[Your instructions]: Retype only what runs from the beginning of the data through the line with "ColumnDataSource(dict(x=x_vals, lp=list_price, sp=sale_price))"; please omit the pictures and keep every line exact.

-- START --

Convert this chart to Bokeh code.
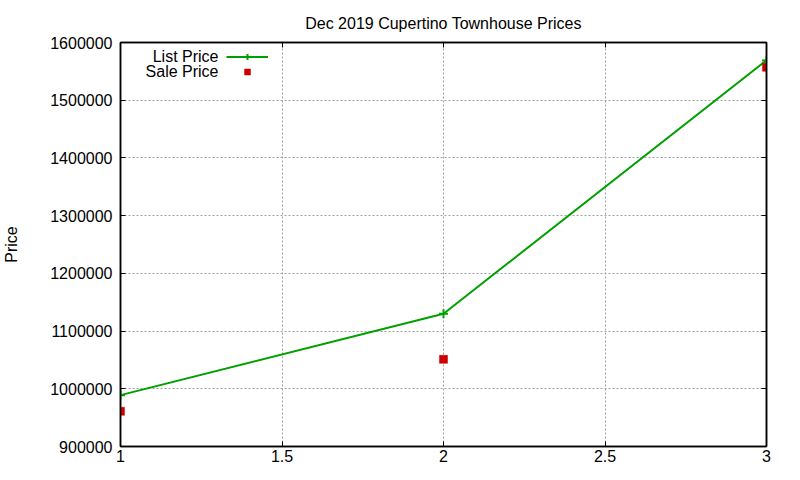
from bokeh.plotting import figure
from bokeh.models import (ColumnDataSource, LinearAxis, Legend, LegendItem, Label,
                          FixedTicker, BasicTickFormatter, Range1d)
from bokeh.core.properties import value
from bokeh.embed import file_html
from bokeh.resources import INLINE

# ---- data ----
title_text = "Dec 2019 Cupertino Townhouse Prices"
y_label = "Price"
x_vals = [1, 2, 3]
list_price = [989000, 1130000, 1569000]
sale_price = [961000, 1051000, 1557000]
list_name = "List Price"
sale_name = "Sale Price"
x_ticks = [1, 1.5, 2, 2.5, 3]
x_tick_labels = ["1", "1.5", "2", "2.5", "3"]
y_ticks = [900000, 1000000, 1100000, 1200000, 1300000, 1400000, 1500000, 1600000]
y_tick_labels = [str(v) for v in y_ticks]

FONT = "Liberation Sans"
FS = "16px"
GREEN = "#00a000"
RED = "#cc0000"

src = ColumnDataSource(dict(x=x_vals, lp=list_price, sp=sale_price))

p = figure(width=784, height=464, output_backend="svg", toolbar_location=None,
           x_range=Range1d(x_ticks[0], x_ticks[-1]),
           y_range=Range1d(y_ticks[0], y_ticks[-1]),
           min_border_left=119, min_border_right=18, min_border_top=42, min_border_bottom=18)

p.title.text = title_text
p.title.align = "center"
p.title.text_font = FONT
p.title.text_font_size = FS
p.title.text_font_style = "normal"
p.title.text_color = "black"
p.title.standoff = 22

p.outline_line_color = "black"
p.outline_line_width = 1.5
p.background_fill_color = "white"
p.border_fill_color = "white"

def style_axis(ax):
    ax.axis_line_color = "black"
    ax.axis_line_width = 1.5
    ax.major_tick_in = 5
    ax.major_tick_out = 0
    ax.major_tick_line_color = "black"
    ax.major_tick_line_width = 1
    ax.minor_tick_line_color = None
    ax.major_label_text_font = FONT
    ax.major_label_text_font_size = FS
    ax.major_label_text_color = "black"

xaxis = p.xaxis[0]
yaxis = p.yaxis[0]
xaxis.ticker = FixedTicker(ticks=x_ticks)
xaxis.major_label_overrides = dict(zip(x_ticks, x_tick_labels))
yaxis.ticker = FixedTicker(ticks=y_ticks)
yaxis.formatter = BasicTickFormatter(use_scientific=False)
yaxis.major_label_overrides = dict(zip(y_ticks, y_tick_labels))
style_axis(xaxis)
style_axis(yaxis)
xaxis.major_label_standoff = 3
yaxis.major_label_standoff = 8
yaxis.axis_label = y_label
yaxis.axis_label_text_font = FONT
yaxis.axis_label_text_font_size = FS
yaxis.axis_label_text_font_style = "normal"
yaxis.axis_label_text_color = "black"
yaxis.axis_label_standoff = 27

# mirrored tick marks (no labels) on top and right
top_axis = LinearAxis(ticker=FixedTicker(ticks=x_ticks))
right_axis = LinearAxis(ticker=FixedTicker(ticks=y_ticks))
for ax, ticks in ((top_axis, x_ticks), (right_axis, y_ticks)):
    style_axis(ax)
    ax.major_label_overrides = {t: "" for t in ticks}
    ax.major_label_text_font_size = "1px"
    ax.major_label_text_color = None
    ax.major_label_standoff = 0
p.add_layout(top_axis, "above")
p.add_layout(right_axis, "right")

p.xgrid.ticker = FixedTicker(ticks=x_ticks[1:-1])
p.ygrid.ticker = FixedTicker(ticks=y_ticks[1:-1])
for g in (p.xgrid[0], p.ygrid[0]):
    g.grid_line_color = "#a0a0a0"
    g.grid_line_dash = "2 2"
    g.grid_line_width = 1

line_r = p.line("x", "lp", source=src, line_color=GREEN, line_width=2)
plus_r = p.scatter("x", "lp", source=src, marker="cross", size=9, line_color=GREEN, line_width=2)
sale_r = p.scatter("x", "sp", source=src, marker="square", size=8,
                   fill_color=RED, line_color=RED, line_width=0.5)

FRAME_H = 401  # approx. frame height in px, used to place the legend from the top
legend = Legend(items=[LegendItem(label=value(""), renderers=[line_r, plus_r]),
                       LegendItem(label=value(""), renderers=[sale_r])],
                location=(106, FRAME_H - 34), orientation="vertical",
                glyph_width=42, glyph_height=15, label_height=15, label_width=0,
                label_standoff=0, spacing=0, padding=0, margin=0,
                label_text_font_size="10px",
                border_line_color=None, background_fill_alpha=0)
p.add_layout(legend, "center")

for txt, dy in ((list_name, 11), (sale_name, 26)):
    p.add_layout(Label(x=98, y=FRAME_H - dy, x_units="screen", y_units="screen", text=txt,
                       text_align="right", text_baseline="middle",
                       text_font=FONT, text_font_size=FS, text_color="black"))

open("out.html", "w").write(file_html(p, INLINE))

-- END --

[Output for this task]:
Convert this chart to Bokeh code.
from bokeh.plotting import figure
from bokeh.models import (ColumnDataSource, LinearAxis, Legend, LegendItem, Label,
                          FixedTicker, BasicTickFormatter, Range1d)
from bokeh.core.properties import value
from bokeh.embed import file_html
from bokeh.resources import INLINE

# ---- data ----
title_text = "Dec 2019 Cupertino Townhouse Prices"
y_label = "Price"
x_vals = [1, 2, 3]
list_price = [989000, 1130000, 1569000]
sale_price = [961000, 1051000, 1557000]
list_name = "List Price"
sale_name = "Sale Price"
x_ticks = [1, 1.5, 2, 2.5, 3]
x_tick_labels = ["1", "1.5", "2", "2.5", "3"]
y_ticks = [900000, 1000000, 1100000, 1200000, 1300000, 1400000, 1500000, 1600000]
y_tick_labels = [str(v) for v in y_ticks]

FONT = "Liberation Sans"
FS = "16px"
GREEN = "#00a000"
RED = "#cc0000"

src = ColumnDataSource(dict(x=x_vals, lp=list_price, sp=sale_price))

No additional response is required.